Aslında benim turum kimsenin gitmek istemeyeceği lokasyonlar ile başladı. Büyük İskender'in savaştığı ve geçtiği yolları rota olarak belirledim kendime.
Rotayı buraya fotoğraf olarak bırakacağım.
gorsel
Amacım gastronomi ve tarih ile ilgili bir keşif yapmak ve bu keşfi bir kitap veya videocast halinde sosyal mecraya sunmaktı. Yemek kültürümüz bu bölgelerden fazlası ile etkilendiği için ve tarihin de bir yandan büyüleyici olması beni cezbeden ilk nokta olmuştu.
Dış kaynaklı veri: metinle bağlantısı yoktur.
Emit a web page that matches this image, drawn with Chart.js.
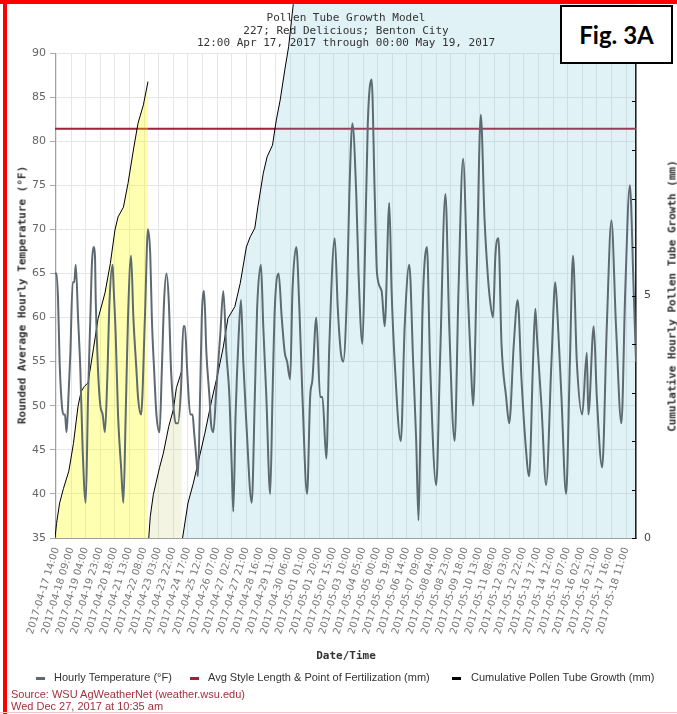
<!DOCTYPE html>
<html>
<head>
<meta charset="utf-8">
<script src="https://cdn.jsdelivr.net/npm/chart.js@4/dist/chart.umd.min.js"></script>
<style>
  html, body { margin: 0; padding: 0; background: #fff; }
  #wrap { position: relative; width: 677px; height: 714px; overflow: hidden; background: #fff; }
  #c { position: absolute; left: 0; top: 0; }
  .txt { position: absolute; white-space: nowrap; }
  .mono { font-family: "DejaVu Sans Mono", monospace; font-size: 11px; color: #333; }
  #title { left: 96px; width: 500px; top: 12px; text-align: center; line-height: 12.5px; }
  .vt { font-weight: bold; transform: translate(-50%, -50%) rotate(-90deg); }
  #xTitle { left: 346px; top: 655px; font-weight: bold; transform: translate(-50%, -50%); }
  .lg { font-family: "Liberation Sans", Arial, sans-serif; font-size: 11px; color: #333; top: 671px; }
  .mk { position: absolute; top: 677px; width: 9px; height: 3px; }
  .foot { font-family: "Liberation Sans", Arial, sans-serif; font-size: 11px; color: #a3303c; left: 11px; }
  #fig { position: absolute; left: 560px; top: 5px; width: 109px; height: 55px; border: 2px solid #000; background: #fff;
         font-family: Lato, "Open Sans", sans-serif; font-weight: 700; font-size: 24px; color: #000;
         display: flex; align-items: center; justify-content: center; }
  .red { position: absolute; background: #ff0000; }
</style>
</head>
<body>
<div id="wrap">
  <canvas id="c" width="677" height="714"></canvas>

  <div id="title" class="txt mono">Pollen Tube Growth Model<br>227; Red Delicious; Benton City<br>12:00 Apr 17, 2017 through 00:00 May 19, 2017</div>
  <div class="txt mono vt" style="left:22px; top:295px;">Rounded Average Hourly Temperature (°F)</div>
  <div class="txt mono vt" style="left:672px; top:296px;">Cumulative Hourly Pollen Tube Growth (mm)</div>
  <div id="xTitle" class="txt mono">Date/Time</div>

  <span class="mk" style="left:36px; background:#5e6a72;"></span>
  <div class="txt lg" style="left:54px;">Hourly Temperature (°F)</div>
  <span class="mk" style="left:190px; background:#a3203a;"></span>
  <div class="txt lg" style="left:208px;">Avg Style Length &amp; Point of Fertilization (mm)</div>
  <span class="mk" style="left:452px; background:#000;"></span>
  <div class="txt lg" style="left:471px;">Cumulative Pollen Tube Growth (mm)</div>

  <div class="txt foot" style="top:688px;">Source: WSU AgWeatherNet (weather.wsu.edu)</div>
  <div class="txt foot" style="top:700px;">Wed Dec 27, 2017 at 10:35 am</div>

  <div id="fig">Fig. 3A</div>

  <div class="red" style="left:0; top:0; width:677px; height:4px;"></div>
  <div class="red" style="left:3px; top:0; width:4px; height:714px;"></div>
  <div class="red" style="left:0; top:712px; width:677px; height:1px; background:#f6c4c4;"></div>
</div>

<script>
// Bottom axis labels (every 19 hours)
const tickLabels = [
  '2017-04-17 14:00', '2017-04-18 09:00', '2017-04-19 04:00', '2017-04-19 23:00',
  '2017-04-20 18:00', '2017-04-21 13:00', '2017-04-22 08:00', '2017-04-23 03:00',
  '2017-04-23 22:00', '2017-04-24 17:00', '2017-04-25 12:00', '2017-04-26 07:00',
  '2017-04-27 02:00', '2017-04-27 21:00', '2017-04-28 16:00', '2017-04-29 11:00',
  '2017-04-30 06:00', '2017-05-01 01:00', '2017-05-01 20:00', '2017-05-02 15:00',
  '2017-05-03 10:00', '2017-05-04 05:00', '2017-05-05 00:00', '2017-05-05 19:00',
  '2017-05-06 14:00', '2017-05-07 09:00', '2017-05-08 04:00', '2017-05-08 23:00',
  '2017-05-09 18:00', '2017-05-10 13:00', '2017-05-11 08:00', '2017-05-12 03:00',
  '2017-05-12 22:00', '2017-05-13 17:00', '2017-05-14 12:00', '2017-05-15 07:00',
  '2017-05-16 02:00', '2017-05-16 21:00', '2017-05-17 16:00', '2017-05-18 11:00'
];
const periodStart = '2017-04-17 12:00';
const periodEnd = '2017-05-19 00:00';

// Rounded hourly temperature (°F), hours counted from the period start
const tempHour = [
  0, 2, 4, 6, 9, 11, 13, 15, 17, 20, 23, 25, 27, 30, 33, 36, 40, 43, 46, 48,
  50, 52, 53, 56, 59, 62, 65, 68, 71, 75, 76, 79, 82, 86, 89, 92, 95, 99, 102, 106,
  108, 112, 117, 121, 124, 126, 129, 132, 136, 139, 142, 145, 148, 151, 154, 157, 160, 164, 167, 169,
  172, 176, 179, 181, 184, 186, 189, 191, 194, 197, 201, 203, 206, 210, 215, 219, 223, 227, 230, 232,
  235, 239, 242, 245, 249, 256, 260, 263, 268, 271, 275, 280, 283, 286, 291, 295, 299, 302, 306, 309,
  314, 318, 322, 328, 332, 335, 340, 345, 348, 353, 357, 364, 368, 372, 375, 380, 383, 387, 392, 395,
  400, 403, 407, 412, 416, 419, 425, 429, 435, 438, 442, 450, 455, 461, 466, 470, 473, 475, 478, 484,
  488, 496, 501, 508, 513, 520, 525, 531, 537, 541, 544, 549, 554, 559, 563, 566, 570, 573, 577, 581,
  587, 591, 597, 602, 607, 612, 617, 622, 625, 627, 633, 639, 646, 651, 654, 659, 665, 670, 674, 679,
  686, 692, 694, 701, 705, 712, 718, 724, 730, 737, 742, 748, 753, 756
];
const tempF = [
  65, 65, 62, 55, 50, 49, 49, 47, 50, 56, 64, 64, 66, 60, 54, 45, 39, 51, 60, 66,
  68, 67, 62, 54, 50, 49, 47, 53, 62, 66, 64, 58, 49, 43, 39, 49, 60, 67, 60, 54,
  51, 49, 60, 70, 67, 60, 54, 49, 47, 54, 62, 65, 62, 54, 50, 48, 48, 52, 59, 59,
  54, 49, 49, 47, 44, 42, 52, 60, 63, 56, 51, 48, 47, 52, 58, 63, 56, 51, 43, 38,
  49, 58, 62, 55, 48, 39, 51, 61, 66, 59, 51, 40, 51, 61, 65, 60, 56, 55, 53, 63,
  68, 61, 51, 40, 51, 53, 60, 51, 51, 44, 57, 69, 61, 56, 55, 63, 74, 82, 74, 65,
  57, 66, 82, 87, 74, 65, 63, 59, 73, 63, 55, 46, 59, 66, 55, 46, 37, 45, 60, 68,
  55, 41, 55, 74, 59, 46, 63, 78, 63, 55, 50, 66, 83, 71, 65, 62, 60, 67, 69, 57,
  51, 48, 57, 62, 53, 46, 42, 55, 61, 58, 50, 41, 55, 64, 60, 51, 40, 55, 67, 55,
  49, 56, 49, 59, 51, 43, 59, 71, 59, 48, 63, 75, 63, 55
];

// Average style length (mm)
const styleLength = 8.44;

// Cumulative pollen tube growth (mm), one run per bloom cohort
const growthHour1 = [0, 2, 6, 11, 18, 24, 30, 34, 38, 43, 50, 56, 65, 72, 78, 82, 89, 95, 102, 108, 115, 121];
const growth1 = [0, 0.3, 0.72, 1.02, 1.38, 1.95, 2.72, 3.02, 3.12, 3.2, 3.9, 4.52, 5.05, 5.66, 6.35, 6.62, 6.82, 7.31, 8.0, 8.55, 8.93, 9.41];
const growthHour2 = [122, 124, 128, 136, 141, 148, 154, 158, 165];
const growth2 = [0, 0.45, 0.9, 1.45, 1.75, 2.3, 2.65, 3.1, 3.45];
const growthHour3 = [166, 173, 180, 186, 195, 204, 212, 219, 225, 234, 241, 249, 254, 260, 264, 271, 276, 283, 288, 293, 299, 304, 310, 330, 400, 500, 600, 756];
const growth3 = [0, 0.72, 1.13, 1.54, 2.16, 2.85, 3.4, 3.94, 4.53, 4.77, 5.25, 6.0, 6.21, 6.39, 6.83, 7.52, 7.86, 8.1, 8.62, 9.03, 9.65, 10.13, 11.0, 13, 18, 22, 26, 31];

// ---- helpers ----
function toMs(label) {
  const [d, t] = label.split(' ');
  const [Y, M, D] = d.split('-').map(Number);
  const [h, m] = t.split(':').map(Number);
  return Date.UTC(Y, M - 1, D, h, m);
}
const startMs = toMs(periodStart);
const hourOf = label => (toMs(label) - startMs) / 3600000;
const totalHours = hourOf(periodEnd);
const tickHours = tickLabels.map(hourOf);
const labelAt = {};
tickHours.forEach((h, i) => { labelAt[h] = tickLabels[i]; });
const pts = (xs, ys) => xs.map((x, i) => ({ x: x, y: ys[i] }));

// Fill of the growth curve where it runs above the plot top
const overflowFill = {
  id: 'overflowFill',
  beforeDatasetDraw(chart, args) {
    const ds = chart.data.datasets[args.index];
    if (!ds.overflowFill) return;
    const p = args.meta.data;
    const a = chart.chartArea;
    const ctx = chart.ctx;
    ctx.save();
    ctx.beginPath();
    ctx.rect(a.left, 0, a.right - a.left, a.top);
    ctx.clip();
    ctx.beginPath();
    ctx.moveTo(p[0].x, a.top);
    p.forEach(e => ctx.lineTo(e.x, e.y));
    ctx.lineTo(p[p.length - 1].x, a.top);
    ctx.closePath();
    ctx.fillStyle = ds.backgroundColor;
    ctx.fill();
    ctx.restore();
  }
};

// Inward tick marks on the right-hand axis
const innerTicks = {
  id: 'innerTicks',
  afterDraw(chart) {
    const s = chart.scales.y2;
    const ctx = chart.ctx;
    ctx.save();
    ctx.strokeStyle = '#000';
    ctx.lineWidth = 1;
    s.ticks.forEach(t => {
      const y = Math.round(s.getPixelForValue(t.value)) + 0.5;
      ctx.beginPath();
      ctx.moveTo(s.left - 4, y);
      ctx.lineTo(s.left, y);
      ctx.stroke();
    });
    ctx.restore();
  }
};

const growthLine = { borderColor: '#000', borderWidth: 1, pointRadius: 0, tension: 0, yAxisID: 'y2', fill: 'origin' };

new Chart(document.getElementById('c'), {
  type: 'line',
  data: {
    datasets: [
      {
        label: 'Hourly Temperature (°F)', data: pts(tempHour, tempF), yAxisID: 'y',
        borderColor: '#5e6a72', borderWidth: 2, pointRadius: 0,
        cubicInterpolationMode: 'monotone', order: 0
      },
      Object.assign({ label: 'Cumulative Pollen Tube Growth (mm)', data: pts(growthHour1, growth1),
        backgroundColor: 'rgba(255,255,0,0.3)', order: 3 }, growthLine),
      Object.assign({ label: 'Cumulative Pollen Tube Growth (mm)', data: pts(growthHour2, growth2),
        backgroundColor: 'rgba(200,200,110,0.2)', order: 4 }, growthLine),
      Object.assign({ label: 'Cumulative Pollen Tube Growth (mm)', data: pts(growthHour3, growth3),
        backgroundColor: 'rgba(100,190,210,0.2)', order: 5, clip: false, overflowFill: true }, growthLine),
      {
        label: 'Avg Style Length & Point of Fertilization (mm)',
        data: [{ x: 0, y: styleLength }, { x: totalHours, y: styleLength }], yAxisID: 'y2',
        borderColor: '#a3203a', borderWidth: 2, pointRadius: 0, order: 10
      }
    ]
  },
  options: {
    responsive: false,
    animation: false,
    events: [],
    layout: { padding: { top: 53, left: 0, right: 0, bottom: 0 } },
    plugins: { legend: { display: false }, title: { display: false }, tooltip: { enabled: false } },
    scales: {
      x: {
        type: 'linear', min: 0, max: totalHours,
        afterBuildTicks: s => { s.ticks = tickHours.map(v => ({ value: v })); },
        afterFit: s => { s.height = 176; },
        ticks: {
          autoSkip: false, minRotation: 73, maxRotation: 73, padding: 8,
          color: '#777', font: { family: 'DejaVu Sans', size: 10 },
          callback: v => labelAt[v]
        },
        grid: { color: '#e6e6e6', drawTicks: false },
        border: { color: '#a0a0a0' }
      },
      y: {
        position: 'left', min: 35, max: 90,
        afterFit: s => { s.width = 55; },
        ticks: { stepSize: 5, padding: 4, color: '#666', font: { family: 'DejaVu Sans', size: 11 } },
        grid: { color: '#e6e6e6', tickColor: '#aaa', tickLength: 5 },
        border: { color: '#a0a0a0' }
      },
      y2: {
        position: 'right', min: 0, max: 10,
        afterFit: s => { s.width = 41; },
        ticks: {
          stepSize: 1, padding: 8, color: '#444', font: { family: 'DejaVu Sans', size: 11 },
          callback: v => (v === 0 || v === 5) ? String(v) : ''
        },
        grid: { drawOnChartArea: false, drawTicks: false },
        border: { color: '#000', width: 1.5 }
      }
    }
  },
  plugins: [overflowFill, innerTicks]
});
</script>
</body>
</html>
Antakya ile başlayan serüvenim Suriye ile devam etti. Suriye'de yakın bir arkadaşımın desteği ve beni misafir etmesi sayesinde bir süre gezebildim. Yemeklerini tattım notlar aldım ve tarihine de göz atmış bulundum. Ancak Suriye İç karışıklıklar nedeni ile hala güvenli bir bölge değildi ve bu beni biraz yıprattı. Normalde amacım karayolu ile Lübnan ve İsraile geçmekti ama bu seçenek biraz zorlayıcı olacak gibi idi. Türkiye'ye güvenli bir şekilde geri dönüp yola tekrardan koyulmaya karar verdim. Lübnan'a direkt uçuş ile indim ve bağlantım sayesinde ülkede hem gastronomik ürünleri tatmış bulundum hem de tarihi gözlemleme şansına eriştim. Sürekli tedirgin hissediyordum ama bir yandan da bu yolculuğa devam etmeliyim diyordum. 1 haftalık bir Beyrut deneyiminden sonra Tel Aviv ve Kudüs için yola koyulacaktim ancak yakın bir arkadaşımın tavsiyesi ile bu yolculuğu ertelemek zorunda kaldım. Sonrasında Mezopotamya'nın bizim sınırlarımızda olan temsilcisi Mardin'e gidip biraz tarihe bu yönden bakmaya başladım ve geçirdiğim 1 aylık deneyim ile Mardin'e hayran kaldığımı hatta yaşamak istediğimi bile düşünmeye başladım. Şimdilik bu ihtimali rafa kaldırmış bulunuyorum ancak yakın zamanda uzun bir orta doğu, kuzey afrika turuna çıkacağım. Deneyimleri sizinle paylaşmayı da çok isterim.